The Lithuanian Parliament Irena Degutiené said something absolutely extraordinary as for a politician. She publicly admitted there were things in this world she couldn’t understand; for example how anyone can lose one’s sense of nationality or give up one’s own language. But that’s not all. It turns out Mrs Degutiené is seriously disgusted with the fact that it’s possible to integrate into another society.

I was so delighted by this statement I was ready to get down on my knees in front of Mrs Degutienė, and I tried to convince others to do the same. At last, she was the only person that got it right! I thought she finally heard the arguments of Poles living in Lithuania, understood them and agreed. She will fight for our rights; she will be our spokesperson, our ally; our queen mother who will protect us and persuade those who are deaf to our arguments that everyone should “feel responsible for their own language”.

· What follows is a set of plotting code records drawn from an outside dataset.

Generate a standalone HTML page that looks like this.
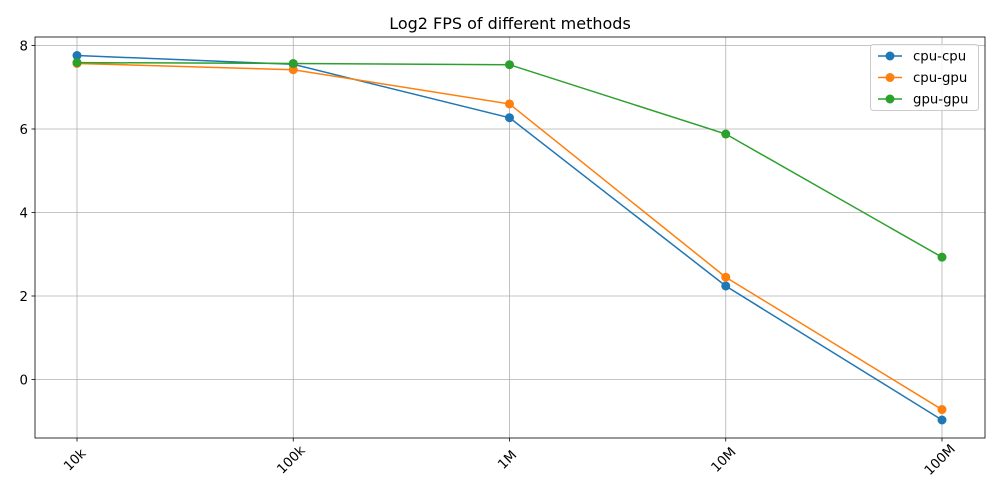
<!DOCTYPE html>
<html><head><meta charset="utf-8"><style>
body{margin:0;background:#fff;}
svg{display:block;font-family:"DejaVu Sans","Liberation Sans",sans-serif;}
</style></head><body>
<svg id="chart" width="1000" height="500">
<rect width="1000" height="500" fill="#fff"/>
<text x="510" y="29" text-anchor="middle" font-size="16" fill="#000">Log2 FPS of different methods</text>
<g id="grid"></g>
<g id="series"></g>
<rect x="35" y="37" width="950" height="401" fill="none" stroke="#000" stroke-width="0.8"/>
<g id="axes"></g>
<g id="legend"></g>
</svg>
<script>
const categories = ["10k","100k","1M","10M","100M"];
const cpuCpu = [7.76, 7.55, 6.27, 2.24, -0.97];
const cpuGpu = [7.57, 7.42, 6.60, 2.45, -0.72];
const gpuGpu = [7.59, 7.57, 7.54, 5.88, 2.93];
const yTicks = [0, 2, 4, 6, 8];
const seriesNames = ["cpu-cpu","cpu-gpu","gpu-gpu"];
const seriesColors = ["#1f77b4","#ff7f0e","#2ca02c"];

const NS = "http://www.w3.org/2000/svg";
const x = i => 77 + i * 216.25;
const y = v => 379.5 - v * 41.75;
function mk(tag, attrs, parent){const e=document.createElementNS(NS,tag);for(const k in attrs)e.setAttribute(k,attrs[k]);parent.appendChild(e);return e;}
const grid=document.getElementById('grid'), axes=document.getElementById('axes'), ser=document.getElementById('series'), leg=document.getElementById('legend');

categories.forEach((c,i)=>{
  const g=mk('line',{x1:x(i),x2:x(i),y1:37,y2:438,stroke:'#b0b0b0','stroke-width':0.8},grid);
  
  
  const t=mk('line',{x1:x(i),x2:x(i),y1:438,y2:441.5,stroke:'#000','stroke-width':0.8},axes);
  
  
  const lx=x(i)-2, ly=460;
  const tx=mk('text',{x:lx,y:ly,'text-anchor':'middle','font-size':13.3,transform:`rotate(-45 ${lx} ${ly})`,'dominant-baseline':'middle'},axes);
  tx.textContent=c;
  
  
});
yTicks.forEach(v=>{
  const g=mk('line',{x1:35,x2:985,y1:y(v),y2:y(v),stroke:'#b0b0b0','stroke-width':0.8},grid);
  
  
  const t=mk('line',{x1:31.5,x2:35,y1:y(v),y2:y(v),stroke:'#000','stroke-width':0.8},axes);
  
  
  const tx=mk('text',{x:28,y:y(v)+5,'text-anchor':'end','font-size':13.3},axes);
  tx.textContent=v;
  
  
});
[cpuCpu,cpuGpu,gpuGpu].forEach((data,s)=>{
  const pl=mk('polyline',{points:data.map((v,i)=>x(i)+','+y(v)).join(' '),fill:'none',stroke:seriesColors[s],'stroke-width':1.5},ser);
  
  
  data.forEach((v,i)=>{
    const c=mk('circle',{cx:x(i),cy:y(v),r:4.5,fill:seriesColors[s]},ser);
    
    
  });
});
const box=mk('rect',{x:870.5,y:44.5,width:108,height:66,rx:3,fill:'#fff','fill-opacity':0.8,stroke:'#ccc'},leg);


seriesNames.forEach((n,s)=>{
  const ly=56+s*21.5;
  const l=mk('line',{x1:878,x2:902,y1:ly,y2:ly,stroke:seriesColors[s],'stroke-width':1.5},leg);
  
  
  const c=mk('circle',{cx:890,cy:ly,r:4.5,fill:seriesColors[s]},leg);
  
  
  const t=mk('text',{x:913,y:ly+4.5,'font-size':13.3},leg);
  t.textContent=n;
  
  
});
</script>
</body></html>
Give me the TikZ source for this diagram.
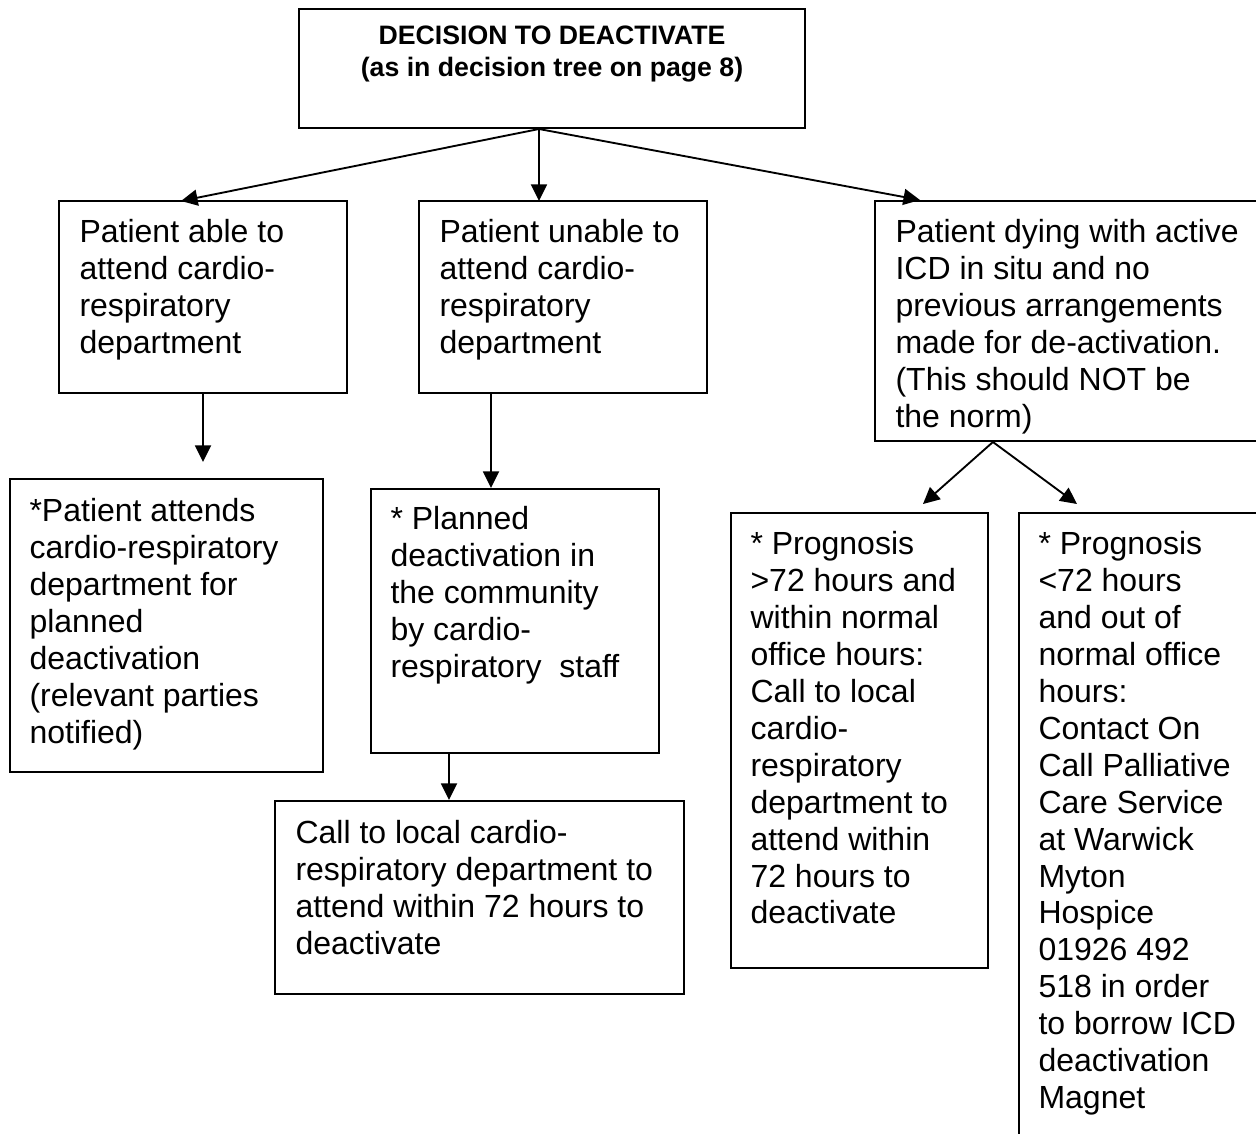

How disappointed I was after finding out that the statement made by Mrs Degutienė referred only to Lithuanian-speaking citizens in Lithuania, who emigrate westward searching for better life. She didn’t change her mind about Lithuanian Poles. They firmly oppose against “integration into another society”. Strictly speaking, they refuse to give up the Polish language.

Yet again, it turned out that a good Lithuanian patriot is someone that won’t allow the Lithuanian language to be buried and won’t abandon the Lithuanian land. The situation looks different with Lithuanian Poles. Poles stating that they won’t abandon their mother tongue are considered radicals, nationalists, barbarians and disloyal citizens of Lithuania. And Mrs Degutienė’s point of view isn’t an exception. That’s how the question is seen by all most prominent Lithuanian politicians; not only the ruling right wing, but also the oppositional left wing.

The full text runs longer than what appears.